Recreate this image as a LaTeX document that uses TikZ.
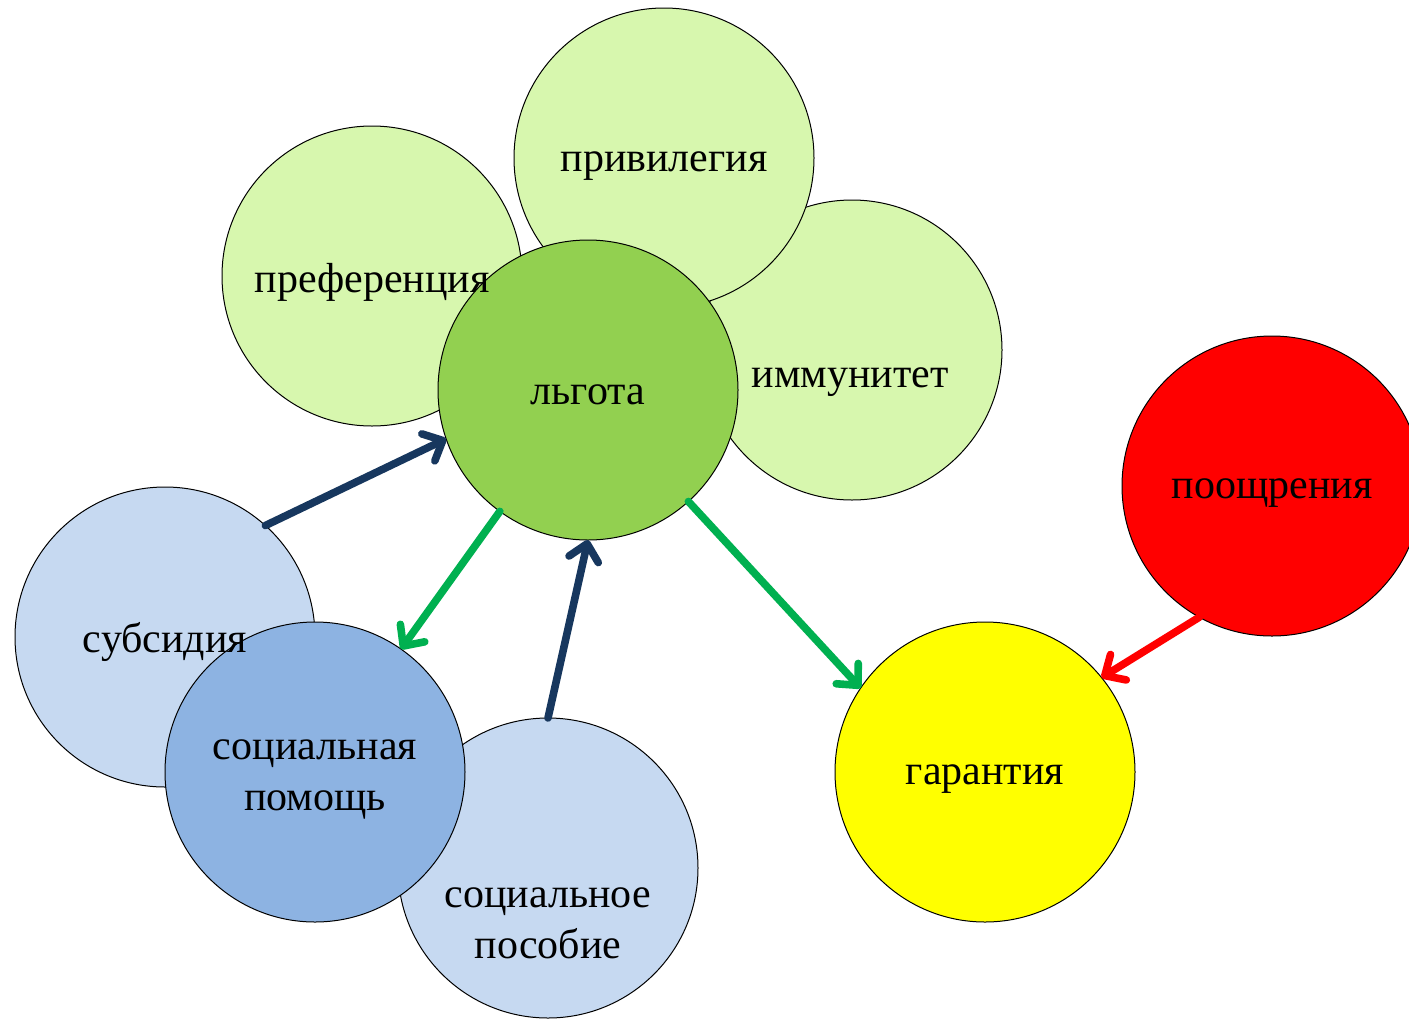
\documentclass[tikz,border=0pt]{standalone}
\usepackage{fontspec}
\setmainfont{Liberation Serif}
\usetikzlibrary{arrows.meta}
\definecolor{lgreen}{HTML}{D7F7AE}
\definecolor{mgreen}{HTML}{92D050}
\definecolor{lblue}{HTML}{C6D9F1}
\definecolor{mblue}{HTML}{8DB3E2}
\definecolor{navy}{HTML}{17375E}
\definecolor{agreen}{HTML}{00B050}
\definecolor{ared}{HTML}{FF0000}
\definecolor{ayellow}{HTML}{FFFF00}
\begin{document}
\begin{tikzpicture}[x=0.5pt,y=-0.5pt,
  circ/.style={circle, draw=black, line width=0.5pt, minimum size=150pt, inner sep=0pt, outer sep=0pt},
  lbl/.style={font=\fontsize{21}{25.5}\selectfont, align=center, text=black, inner sep=0pt},
  arr/.style={line width=3.8pt, line cap=round,
    -{Straight Barb[length=8pt,width=15pt,line cap=round,line join=round]}}
]
\useasboundingbox (0,0) rectangle (1409,1018);
\clip (0,0) rectangle (1409,1018);
% circles
\node[circ, fill=lgreen] (pref) at (372,276) {};
\node[circ, fill=lgreen] (immun) at (852,350) {};
\node[circ, fill=lgreen] (priv) at (664,158) {};
\node[circ, fill=mgreen] (lgota) at (588,390) {};
\node[circ, fill=ared] (pooshch) at (1272,486) {};
\node[circ, fill=ayellow] (garant) at (985,772) {};
\node[circ, fill=lblue] (subs) at (165,637) {};
\node[circ, fill=lblue] (posob) at (548,868) {};
\node[circ, fill=mblue] (pomosh) at (315,772) {};
% arrows
\draw[arr, draw=navy] (subs.48) -- (lgota.199);
\draw[arr, draw=navy] (posob.90) -- (lgota.270);
\draw[arr, draw=agreen] (lgota.234) -- (pomosh.55);
\draw[arr, draw=agreen] (lgota.312) -- (garant.146);
\draw[arr, draw=ared] (pooshch.241) -- (garant.39);
% texts
\node[lbl] (tpriv) at (664,166) {привилегия};
\node[lbl] (tpref) at (372,282) {преференция};
\node[lbl] (timmun) at (850,382) {иммунитет};
\node[lbl] (tlgota) at (588,395) {льгота};
\node[lbl] (tpoo) at (1272,493) {поощрения};
\node[lbl] (tgar) at (985,779) {гарантия};
\node[lbl] (tsubs) at (165,642) {субсидия};
\node[lbl] (tpom) at (315,779) {социальная\\помощь};
\node[lbl] (tpos) at (548,923) {социальное\\пособие};
\end{tikzpicture}
\end{document}
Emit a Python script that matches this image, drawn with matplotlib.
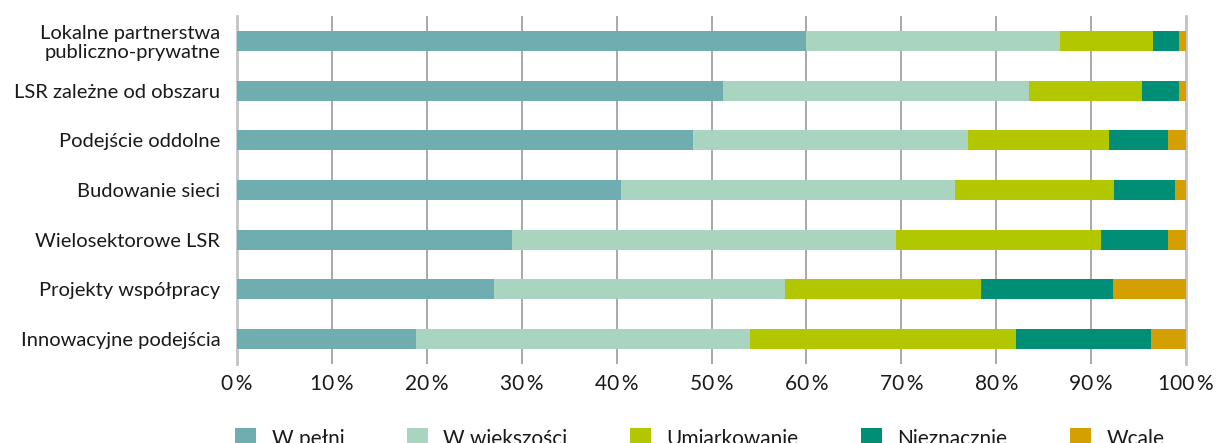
import matplotlib
matplotlib.use("Agg")
import matplotlib.pyplot as plt
import numpy as np

categories = [
    "Lokalne partnerstwa\npubliczno-prywatne",
    "LSR zależne od obszaru",
    "Podejście oddolne",
    "Budowanie sieci",
    "Wielosektorowe LSR",
    "Projekty współpracy",
    "Innowacyjne podejścia",
]
series_names = ["W pełni", "W większości", "Umiarkowanie", "Nieznacznie", "Wcale"]
w_pelni = [60.0, 51.2, 48.1, 40.5, 29.0, 27.1, 18.9]
w_wiekszosci = [26.7, 32.3, 28.9, 35.2, 40.4, 30.6, 35.2]
umiarkowanie = [9.8, 11.9, 14.9, 16.7, 21.6, 20.7, 28.0]
nieznacznie = [2.8, 3.9, 6.2, 6.4, 7.1, 13.9, 14.2]
wcale = [0.7, 0.7, 1.9, 1.2, 1.9, 7.7, 3.7]
colors = ["#70adb0", "#a9d5c0", "#b2c700", "#008f76", "#d49f00"]

plt.rcParams['font.family'] = ['Lato', 'DejaVu Sans']
plt.rcParams['text.color'] = '#1a1a1a'
plt.rcParams['xtick.color'] = '#1a1a1a'
plt.rcParams['ytick.color'] = '#1a1a1a'

fig = plt.figure(figsize=(12.17, 4.43), dpi=100)
ax = fig.add_axes([237 / 1217, 1 - 364 / 443, (1186 - 237) / 1217, 348 / 443])

y = np.arange(len(categories))
left = np.zeros(len(categories))
for name, vals, c in zip(series_names, [w_pelni, w_wiekszosci, umiarkowanie, nieznacznie, wcale], colors):
    ax.barh(y, vals, left=left, height=0.4, color=c, label=name, zorder=3)
    left += np.array(vals)

ax.set_ylim(6.5, -0.5)
ax.set_xlim(0, 100)
ax.set_xticks(range(0, 101, 10))
ax.set_xticklabels([f"{v}\u2009%" for v in range(0, 101, 10)], fontsize=15)
ax.set_yticks(y)
ax.set_yticklabels(categories, fontsize=14.5, linespacing=1.1)
ax.tick_params(axis='y', length=0, pad=12)
ax.tick_params(axis='x', length=0, pad=7)
ax.grid(axis='x', color='#9a9a9a', linewidth=1.2, zorder=0)
for s in ['top', 'bottom']:
    ax.spines[s].set_visible(False)
ax.spines['left'].set_color('#c4c4c4')
ax.spines['left'].set_linewidth(2)
ax.spines['right'].set_color('#c4c4c4')
ax.spines['right'].set_linewidth(2)

fig.legend(loc='upper left', bbox_to_anchor=(227 / 1217, 1 - 420 / 443), ncol=5,
           frameon=False, fontsize=15, handlelength=1.0, handleheight=1.0,
           handletextpad=0.75, columnspacing=3.0, borderaxespad=0)

fig.savefig("out.png", dpi=100)
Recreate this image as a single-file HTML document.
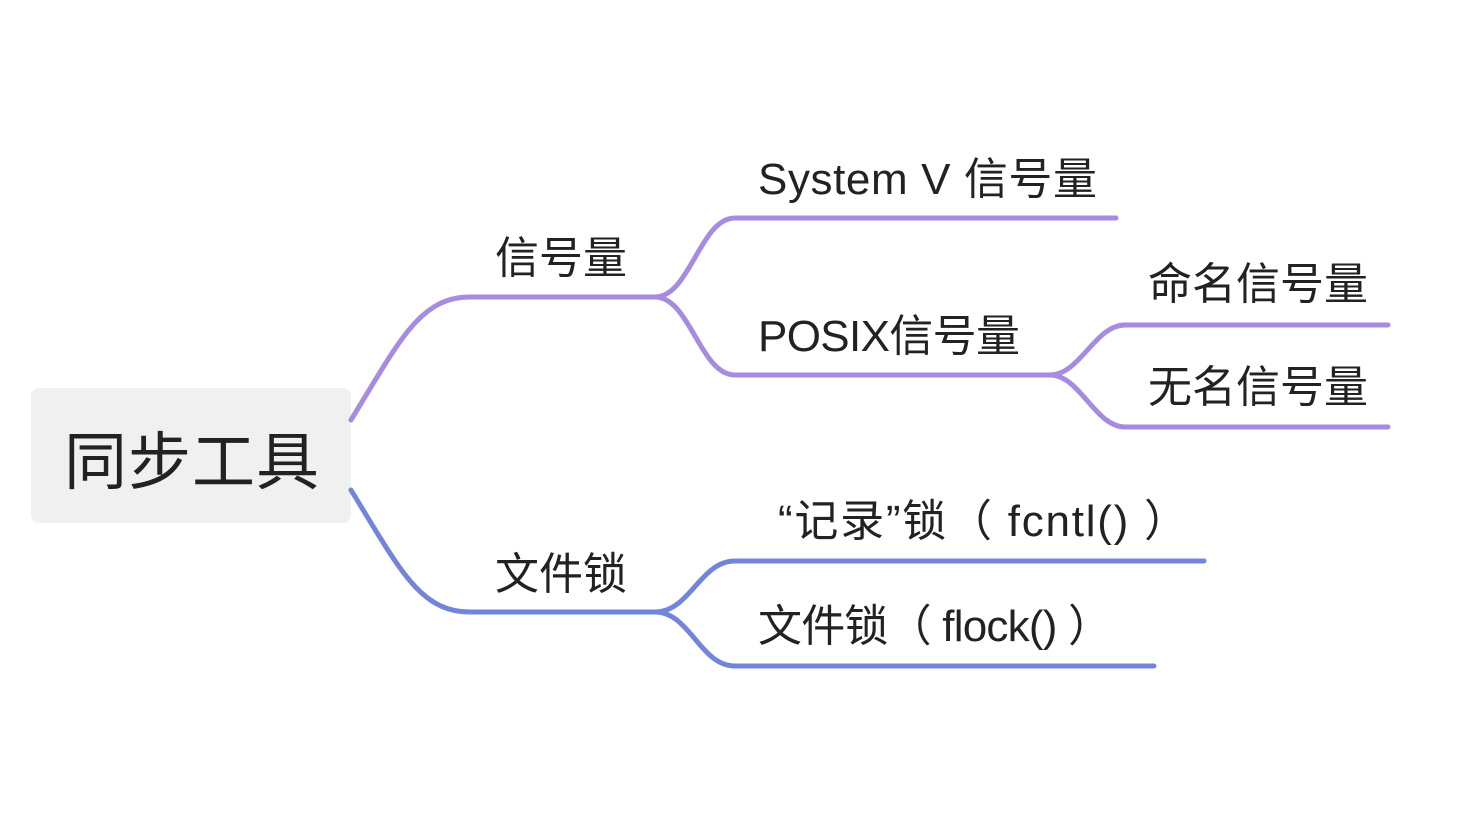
<!DOCTYPE html>
<html><head><meta charset="utf-8"><style>
html,body{margin:0;padding:0;background:#fff;width:1481px;height:837px;overflow:hidden}
svg text{font-family:"Liberation Sans","Noto Sans CJK SC",sans-serif;fill:#222}
</style></head><body>
<svg width="1481" height="837" viewBox="0 0 1481 837" xmlns="http://www.w3.org/2000/svg">
<rect x="31" y="388" width="320" height="135" rx="8" fill="#eff0ef"/>
<g fill="none" stroke-width="5" stroke-linecap="round">
<g stroke="#a68be0">
<path d="M351 420 C400 340 420 297 470 297 L655 297"/>
<path d="M655 297 C690 297 700 218 735 218 L1116 218"/>
<path d="M655 297 C690 297 700 375 735 375 L1050 375"/>
<path d="M1050 375 C1080 375 1095 325 1125 325 L1388 325"/>
<path d="M1050 375 C1080 375 1095 427 1125 427 L1388 427"/>
</g>
<g stroke="#7385db">
<path d="M351 490 C400 570 420 612 470 612 L655 612"/>
<path d="M655 612 C690 612 700 561 735 561 L1204 561"/>
<path d="M655 612 C690 612 700 666 735 666 L1154 666"/>
</g>
</g>
<text x="64" y="484" font-size="63" textLength="255">同步工具</text>
<text x="495" y="273" font-size="44">信号量</text>
<text x="495" y="589" font-size="44">文件锁</text>
<text x="758" y="194" font-size="44" textLength="339">System V 信号量</text>
<text x="758" y="351" font-size="44" textLength="262">POSIX信号量</text>
<text x="1148" y="299" font-size="44">命名信号量</text>
<text x="1148" y="402" font-size="44">无名信号量</text>
<text x="778" y="536" font-size="44" textLength="410">“记录”锁（ fcntl() ）</text>
<text x="758" y="641" font-size="44" textLength="354">文件锁（ flock() ）</text>
</svg>
</body></html>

Goal>
Write out again every line above exactly as given; the pictures do not belong in the copy.

Task output>
Recreate this image as a LaTeX document that uses TikZ.
\documentclass[tikz,border=0pt]{standalone}
\usepackage{fontspec}
\setmainfont{Liberation Serif}
\usetikzlibrary{arrows.meta}
\definecolor{lgreen}{HTML}{D7F7AE}
\definecolor{mgreen}{HTML}{92D050}
\definecolor{lblue}{HTML}{C6D9F1}
\definecolor{mblue}{HTML}{8DB3E2}
\definecolor{navy}{HTML}{17375E}
\definecolor{agreen}{HTML}{00B050}
\definecolor{ared}{HTML}{FF0000}
\definecolor{ayellow}{HTML}{FFFF00}
\begin{document}
\begin{tikzpicture}[x=0.5pt,y=-0.5pt,
  circ/.style={circle, draw=black, line width=0.5pt, minimum size=150pt, inner sep=0pt, outer sep=0pt},
  lbl/.style={font=\fontsize{21}{25.5}\selectfont, align=center, text=black, inner sep=0pt},
  arr/.style={line width=3.8pt, line cap=round,
    -{Straight Barb[length=8pt,width=15pt,line cap=round,line join=round]}}
]
\useasboundingbox (0,0) rectangle (1409,1018);
\clip (0,0) rectangle (1409,1018);
% circles
\node[circ, fill=lgreen] (pref) at (372,276) {};
\node[circ, fill=lgreen] (immun) at (852,350) {};
\node[circ, fill=lgreen] (priv) at (664,158) {};
\node[circ, fill=mgreen] (lgota) at (588,390) {};
\node[circ, fill=ared] (pooshch) at (1272,486) {};
\node[circ, fill=ayellow] (garant) at (985,772) {};
\node[circ, fill=lblue] (subs) at (165,637) {};
\node[circ, fill=lblue] (posob) at (548,868) {};
\node[circ, fill=mblue] (pomosh) at (315,772) {};
% arrows
\draw[arr, draw=navy] (subs.48) -- (lgota.199);
\draw[arr, draw=navy] (posob.90) -- (lgota.270);
\draw[arr, draw=agreen] (lgota.234) -- (pomosh.55);
\draw[arr, draw=agreen] (lgota.312) -- (garant.146);
\draw[arr, draw=ared] (pooshch.241) -- (garant.39);
% texts
\node[lbl] (tpriv) at (664,166) {привилегия};
\node[lbl] (tpref) at (372,282) {преференция};
\node[lbl] (timmun) at (850,382) {иммунитет};
\node[lbl] (tlgota) at (588,395) {льгота};
\node[lbl] (tpoo) at (1272,493) {поощрения};
\node[lbl] (tgar) at (985,779) {гарантия};
\node[lbl] (tsubs) at (165,642) {субсидия};
\node[lbl] (tpom) at (315,779) {социальная\\помощь};
\node[lbl] (tpos) at (548,923) {социальное\\пособие};
\end{tikzpicture}
\end{document}
Emit a Python script that matches this image, drawn with matplotlib.
import matplotlib
matplotlib.use("Agg")
import matplotlib.pyplot as plt
import numpy as np

categories = [
    "Lokalne partnerstwa\npubliczno-prywatne",
    "LSR zależne od obszaru",
    "Podejście oddolne",
    "Budowanie sieci",
    "Wielosektorowe LSR",
    "Projekty współpracy",
    "Innowacyjne podejścia",
]
series_names = ["W pełni", "W większości", "Umiarkowanie", "Nieznacznie", "Wcale"]
w_pelni = [60.0, 51.2, 48.1, 40.5, 29.0, 27.1, 18.9]
w_wiekszosci = [26.7, 32.3, 28.9, 35.2, 40.4, 30.6, 35.2]
umiarkowanie = [9.8, 11.9, 14.9, 16.7, 21.6, 20.7, 28.0]
nieznacznie = [2.8, 3.9, 6.2, 6.4, 7.1, 13.9, 14.2]
wcale = [0.7, 0.7, 1.9, 1.2, 1.9, 7.7, 3.7]
colors = ["#70adb0", "#a9d5c0", "#b2c700", "#008f76", "#d49f00"]

plt.rcParams['font.family'] = ['Lato', 'DejaVu Sans']
plt.rcParams['text.color'] = '#1a1a1a'
plt.rcParams['xtick.color'] = '#1a1a1a'
plt.rcParams['ytick.color'] = '#1a1a1a'

fig = plt.figure(figsize=(12.17, 4.43), dpi=100)
ax = fig.add_axes([237 / 1217, 1 - 364 / 443, (1186 - 237) / 1217, 348 / 443])

y = np.arange(len(categories))
left = np.zeros(len(categories))
for name, vals, c in zip(series_names, [w_pelni, w_wiekszosci, umiarkowanie, nieznacznie, wcale], colors):
    ax.barh(y, vals, left=left, height=0.4, color=c, label=name, zorder=3)
    left += np.array(vals)

ax.set_ylim(6.5, -0.5)
ax.set_xlim(0, 100)
ax.set_xticks(range(0, 101, 10))
ax.set_xticklabels([f"{v}\u2009%" for v in range(0, 101, 10)], fontsize=15)
ax.set_yticks(y)
ax.set_yticklabels(categories, fontsize=14.5, linespacing=1.1)
ax.tick_params(axis='y', length=0, pad=12)
ax.tick_params(axis='x', length=0, pad=7)
ax.grid(axis='x', color='#9a9a9a', linewidth=1.2, zorder=0)
for s in ['top', 'bottom']:
    ax.spines[s].set_visible(False)
ax.spines['left'].set_color('#c4c4c4')
ax.spines['left'].set_linewidth(2)
ax.spines['right'].set_color('#c4c4c4')
ax.spines['right'].set_linewidth(2)

fig.legend(loc='upper left', bbox_to_anchor=(227 / 1217, 1 - 420 / 443), ncol=5,
           frameon=False, fontsize=15, handlelength=1.0, handleheight=1.0,
           handletextpad=0.75, columnspacing=3.0, borderaxespad=0)

fig.savefig("out.png", dpi=100)
Recreate this image as a single-file HTML document.
<!DOCTYPE html>
<html><head><meta charset="utf-8"><style>
html,body{margin:0;padding:0;background:#fff;width:1481px;height:837px;overflow:hidden}
svg text{font-family:"Liberation Sans","Noto Sans CJK SC",sans-serif;fill:#222}
</style></head><body>
<svg width="1481" height="837" viewBox="0 0 1481 837" xmlns="http://www.w3.org/2000/svg">
<rect x="31" y="388" width="320" height="135" rx="8" fill="#eff0ef"/>
<g fill="none" stroke-width="5" stroke-linecap="round">
<g stroke="#a68be0">
<path d="M351 420 C400 340 420 297 470 297 L655 297"/>
<path d="M655 297 C690 297 700 218 735 218 L1116 218"/>
<path d="M655 297 C690 297 700 375 735 375 L1050 375"/>
<path d="M1050 375 C1080 375 1095 325 1125 325 L1388 325"/>
<path d="M1050 375 C1080 375 1095 427 1125 427 L1388 427"/>
</g>
<g stroke="#7385db">
<path d="M351 490 C400 570 420 612 470 612 L655 612"/>
<path d="M655 612 C690 612 700 561 735 561 L1204 561"/>
<path d="M655 612 C690 612 700 666 735 666 L1154 666"/>
</g>
</g>
<text x="64" y="484" font-size="63" textLength="255">同步工具</text>
<text x="495" y="273" font-size="44">信号量</text>
<text x="495" y="589" font-size="44">文件锁</text>
<text x="758" y="194" font-size="44" textLength="339">System V 信号量</text>
<text x="758" y="351" font-size="44" textLength="262">POSIX信号量</text>
<text x="1148" y="299" font-size="44">命名信号量</text>
<text x="1148" y="402" font-size="44">无名信号量</text>
<text x="778" y="536" font-size="44" textLength="410">“记录”锁（ fcntl() ）</text>
<text x="758" y="641" font-size="44" textLength="354">文件锁（ flock() ）</text>
</svg>
</body></html>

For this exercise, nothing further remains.